A tell-tale or telltale, in a nautical or sailing context, is a piece of yarn or fabric attached to a sail, a stay, or any rigging on a sailboat. Typically, a tell-tale is on a port and a starboard stay.

Tell-tales attached to a sail are used as a guide for trimming (adjusting) a sail. On the mainsail tell-tales may be placed on the leech (aft edge) and when trimmed properly should be streaming backwards while on a beat (upwind). When placed on the luff (forward or mast edge of the mainsail) they are used to indicate that the sail is luffing or coming head to wind. The solution is to bear away from the wind or sheet in.

On the jib there may be tell-tales on both sides of the luff of the sail. As a general guide, the windward tell-tale should stream aft (backwards) with an occasional lift, the leeward front tell-tale should stream aft when on a beat to windward. If one tell-tale begins to spiral, it is indicating the sail has detached air flow on that side. To correct this the sail needs to move towards the opposite side. "Tiller to tattling tail" is a good phrase to remember which direction to push the tiller when the tail is spiraling. Alternatively, the sail itself can be sheeted in or out towards the tell-tale which is not streaming. For example, a luffing windward telltale would indicate an under-trimmed sail, requiring the crew to sheet in that sail. A luffing leeward telltale would indicate an over-trimmed sail, requiring the crew to ease the sheets for that sail.

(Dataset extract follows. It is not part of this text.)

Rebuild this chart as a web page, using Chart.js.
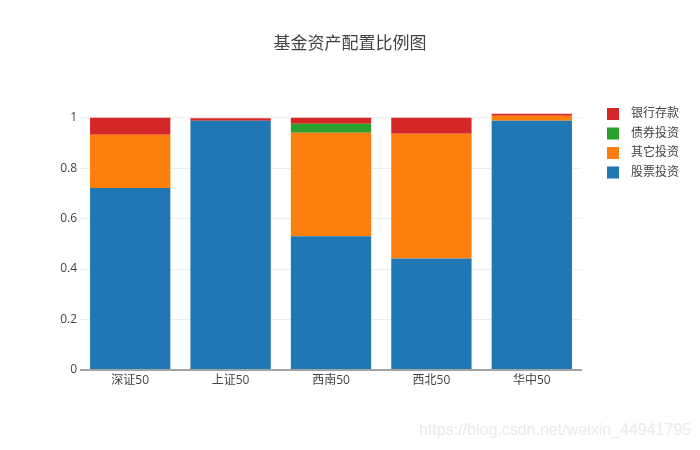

They are used both sides of the jib.

== Types ==
There are three types of telltale:
1. Draft telltales are positioned either side of the sail usually around the deepest part of the sail.
2. Leech telltales are positioned on the leach of the sail
3. Shroud telltales are attached to a boat's shrouds

Draft telltales tend to be made from wool. Leech and shroud telltales are usually made from ribbon.

== Reading draft telltales ==
If the sails are under-trimmed or the vessel is pointing too high then the telltales on the inside of the sail will stall/lift whilst the ones on the outside will stream aft. If the sails are over-trimmed or the vessel is sailing too low then the telltales on the outside of the sail will stall/lift whilst the inside ones will stream aft.

== Tell-tale compass ==
A tell-tale compass or repeating compass is a special compass installed in the ceiling of a cabin, and can be read from below or above deck. According to Moby-Dick, a tell-tale refers to the cabin-compass, "because without going to the compass at the helm, the captain, while below, can inform himself of the course of the ship."